Non vede un conflitto tra le due funzioni?
Forse una volta erano ritenute in contrasto, perché oggi ruoli e rispettivi interessi sono invece perfettamente conciliabili, a patto che vi sia comprensione reciproca delle esigenze dei dipendenti e dei vantaggi che l’azienda trae dagli investimenti in People management. Un CFO sa bene che un team composto da persone qualificate e motivate porta benefici di business all’azienda; si tratta
solo di dare visibilità a questa evidenza. Qui si inseriscono gli strumenti digitali – ne è un esempio Infobudget – che, come una vera e proprio torre di controllo dei costi del personale, permettono di monitorare le spese e il ritorno sugli investimenti, simulando scenari di business a breve, medio e lungo termine.
Ci sta dicendo che nell’era dell’Intelligenza Artificiale, le persone restano la leva di successo delle imprese?

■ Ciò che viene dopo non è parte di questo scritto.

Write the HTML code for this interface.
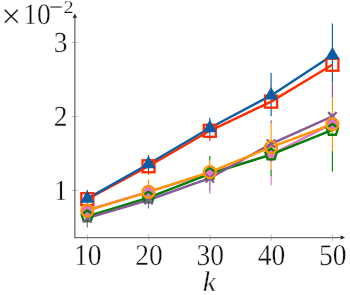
<!DOCTYPE html>
<html><head><meta charset="utf-8"><style>
html,body{margin:0;padding:0;background:#fff;}
svg{display:block;font-family:"Liberation Serif",serif;text-rendering:geometricPrecision;}
</style></head><body>
<svg width="350" height="295" viewBox="0 0 350 295">
<rect width="350" height="295" fill="#fff"/>
<g stroke="#888" stroke-width="0.55" fill="none">
<line x1="87.45" y1="234.6" x2="87.45" y2="240.8"/>
<line x1="148.7" y1="234.6" x2="148.7" y2="240.8"/>
<line x1="210.0" y1="234.6" x2="210.0" y2="240.8"/>
<line x1="271.2" y1="234.6" x2="271.2" y2="240.8"/>
<line x1="332.45" y1="234.6" x2="332.45" y2="240.8"/>
<line x1="72.0" y1="42.5" x2="77.9" y2="42.5"/>
<line x1="72.0" y1="116.5" x2="77.9" y2="116.5"/>
<line x1="72.0" y1="190.5" x2="77.9" y2="190.5"/>
</g>
<g stroke="#6c6c6c" stroke-width="1.3" fill="none">
<path d="M74.85,16.5V237.55H342"/>
</g>
<g fill="#222" stroke="none">
<path d="M74.85,13.5L77.15,18.2L74.85,17.4L72.55,18.2Z"/>
<path d="M345.0,237.55L340.3,239.85L341.1,237.55L340.3,235.25Z"/>
</g>
<g fill="none" stroke-width="1.15">
<line x1="87.3" y1="190" x2="87.3" y2="206" stroke="#0C5DA5"/>
<line x1="87.3" y1="206" x2="87.3" y2="222" stroke="#FF9500"/>
<line x1="87.3" y1="221" x2="87.3" y2="227.5" stroke="#845B97"/>
<line x1="148.5" y1="155" x2="148.5" y2="172" stroke="#0C5DA5"/>
<line x1="148.5" y1="172" x2="148.5" y2="174.7" stroke="#FF2C00"/>
<line x1="148.5" y1="179.3" x2="148.5" y2="200" stroke="#FF9500"/>
<line x1="148.5" y1="200" x2="148.5" y2="208.5" stroke="#845B97"/>
<line x1="209.8" y1="117.8" x2="209.8" y2="137" stroke="#0C5DA5"/>
<line x1="209.8" y1="137" x2="209.8" y2="141.1" stroke="#FF2C00"/>
<line x1="209.8" y1="155.9" x2="209.8" y2="160.4" stroke="#008000"/>
<line x1="209.8" y1="160.4" x2="209.8" y2="180" stroke="#FF9500"/>
<line x1="209.8" y1="180" x2="209.8" y2="191.3" stroke="#845B97"/>
<line x1="209.8" y1="191.3" x2="209.8" y2="193.8" stroke="#E377C2"/>
<line x1="271.1" y1="72.7" x2="271.1" y2="116.2" stroke="#0C5DA5"/>
<line x1="271.1" y1="120.3" x2="271.1" y2="123.5" stroke="#845B97"/>
<line x1="271.1" y1="123.5" x2="271.1" y2="169.6" stroke="#FF9500"/>
<line x1="271.1" y1="169.6" x2="271.1" y2="176" stroke="#008000"/>
<line x1="271.1" y1="176" x2="271.1" y2="185.5" stroke="#E377C2"/>
<line x1="332.4" y1="23.6" x2="332.4" y2="82.3" stroke="#0C5DA5"/>
<line x1="332.4" y1="82.3" x2="332.4" y2="97" stroke="#845B97"/>
<line x1="332.4" y1="97" x2="332.4" y2="151.2" stroke="#FF9500"/>
<line x1="332.4" y1="151.2" x2="332.4" y2="171.5" stroke="#008000"/>
</g>
<g fill="none" stroke-width="2.4" stroke-linejoin="round">
<polyline points="87.30,210.00 148.50,191.80 209.80,173.00 271.10,154.60 332.40,123.60" stroke="#E377C2"/>
<polyline points="87.30,216.30 148.50,197.60 209.80,173.90 271.10,154.60 332.40,129.90" stroke="#008000"/>
<polyline points="87.30,218.20 148.50,200.00 209.80,178.20 271.10,143.80 332.40,116.40" stroke="#845B97"/>
<polyline points="87.30,199.20 148.50,166.25 209.80,130.80 271.10,101.65 332.40,64.75" stroke="#FF2C00"/>
<polyline points="87.30,198.60 148.50,164.00 209.80,128.00 271.10,95.40 332.40,55.20" stroke="#0C5DA5"/>
<polyline points="87.30,210.70 148.50,191.90 209.80,172.20 271.10,147.20 332.40,124.20" stroke="#FF9500"/>
</g>
<g fill="none" stroke-width="2.3" stroke-linejoin="miter">
<g stroke="#E377C2">
<polygon points="87.30,204.00 91.80,210.00 87.30,216.00 82.80,210.00" fill="#E377C2"/>
<polygon points="148.50,185.80 153.00,191.80 148.50,197.80 144.00,191.80" fill="#E377C2"/>
<polygon points="209.80,167.00 214.30,173.00 209.80,179.00 205.30,173.00" fill="#E377C2"/>
<polygon points="271.10,148.60 275.60,154.60 271.10,160.60 266.60,154.60" fill="#E377C2"/>
<polygon points="332.40,117.60 336.90,123.60 332.40,129.60 327.90,123.60" fill="#E377C2"/>
</g>
<g stroke="#008000">
<polygon points="87.30,210.30 93.01,214.45 90.83,221.15 83.77,221.15 81.59,214.45"/>
<polygon points="148.50,191.60 154.21,195.75 152.03,202.45 144.97,202.45 142.79,195.75"/>
<polygon points="209.80,167.90 215.51,172.05 213.33,178.75 206.27,178.75 204.09,172.05"/>
<polygon points="271.10,148.60 276.81,152.75 274.63,159.45 267.57,159.45 265.39,152.75"/>
<polygon points="332.40,123.90 338.11,128.05 335.93,134.75 328.87,134.75 326.69,128.05"/>
</g>
<g stroke="#845B97">
<path d="M83.06,213.96L91.54,222.44M83.06,222.44L91.54,213.96"/>
<path d="M144.26,195.76L152.74,204.24M144.26,204.24L152.74,195.76"/>
<path d="M205.56,173.96L214.04,182.44M205.56,182.44L214.04,173.96"/>
<path d="M266.86,139.56L275.34,148.04M266.86,148.04L275.34,139.56"/>
<path d="M328.16,112.16L336.64,120.64M328.16,120.64L336.64,112.16"/>
</g>
<g stroke="#FF2C00">
<rect x="81.3" y="193.2" width="12.0" height="12.0"/>
<rect x="142.5" y="160.25" width="12.0" height="12.0"/>
<rect x="203.8" y="124.80000000000001" width="12.0" height="12.0"/>
<rect x="265.1" y="95.65" width="12.0" height="12.0"/>
<rect x="326.4" y="58.75" width="12.0" height="12.0"/>
</g>
<g stroke="#0C5DA5">
<polygon points="87.30,192.60 92.50,201.60 82.10,201.60" fill="#0C5DA5"/>
<polygon points="148.50,158.00 153.70,167.00 143.30,167.00" fill="#0C5DA5"/>
<polygon points="209.80,122.00 215.00,131.00 204.60,131.00" fill="#0C5DA5"/>
<polygon points="271.10,89.40 276.30,98.40 265.90,98.40" fill="#0C5DA5"/>
<polygon points="332.40,49.20 337.60,58.20 327.20,58.20" fill="#0C5DA5"/>
</g>
<g stroke="#FF9500">
<circle cx="87.3" cy="210.7" r="6.0"/>
<circle cx="148.5" cy="191.9" r="6.0"/>
<circle cx="209.8" cy="172.2" r="6.0"/>
<circle cx="271.1" cy="147.2" r="6.0"/>
<circle cx="332.4" cy="124.2" r="6.0"/>
</g>
</g>
<g fill="#111" stroke="#fff" stroke-width="0.32" opacity="0.999">
<text transform="translate(87.65,264.7) scale(0.93,1.02)" font-size="29.6" text-anchor="middle" >10</text>
<text transform="translate(148.89999999999998,264.7) scale(0.93,1.02)" font-size="29.6" text-anchor="middle" >20</text>
<text transform="translate(210.2,264.7) scale(0.93,1.02)" font-size="29.6" text-anchor="middle" >30</text>
<text transform="translate(271.4,264.7) scale(0.93,1.02)" font-size="29.6" text-anchor="middle" >40</text>
<text transform="translate(332.65,264.7) scale(0.93,1.02)" font-size="29.6" text-anchor="middle" >50</text>
<text transform="translate(67.6,51.7) scale(0.93,0.985)" font-size="29.6" text-anchor="end" >3</text>
<text transform="translate(67.6,125.7) scale(0.93,0.985)" font-size="29.6" text-anchor="end" >2</text>
<text transform="translate(67.6,199.7) scale(0.93,0.985)" font-size="29.6" text-anchor="end" >1</text>
<text transform="translate(209.3,291.0) scale(1.04,1.0)" font-size="28.4" text-anchor="middle" font-style="italic">k</text>
<text transform="translate(11.2,27.9) scale(1.0,1.0)" font-size="35.5" text-anchor="middle" stroke-width="0.3">×</text>
<text transform="translate(37,24.0) scale(0.93,1.0)" font-size="29.6" text-anchor="middle" >10</text>
<text transform="translate(56,13.5) scale(1.18,1.0)" font-size="21" text-anchor="middle" stroke="none">−</text>
<text transform="translate(68.6,12.6) scale(1.1,0.97)" font-size="18.5" text-anchor="middle" stroke-width="0.2">2</text>
</g>
</svg>
</body></html>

Assolutamente sì. Anzi, saranno proprio i settori soggetti a un alto tasso di automazione a dover valorizzare maggiormente le proprie persone e, quindi, a dover gestire i relativi costi. Dal mio punto di vista, sono tre gli aspetti da prendere maggiormente in considerazione nell’approcciarsi al tema. Innanzitutto, è fondamentale definire il giusto livello di dettaglio, entrando nel merito di quei costi nascosti di cui parlavo prima. Il secondo aspetto è legato alle metriche e, in questo caso, il CFO può aiutare la Direzione HR nell’individuare i Kpi più rilevanti, come i dati sul turnover o il costo per assunzione. Infine, c’è un ultimo elemento che ritengo estremamente importante: la flessibilità.
Aziende, manager, collaboratori e tecnologie dovranno essere sempre più duttili e reattivi al cambiamento, sapendo affrontare sia le novità più tangibili – come una nuova norma – sia i fenomeni di massa che coinvolgono interi settori ed economie.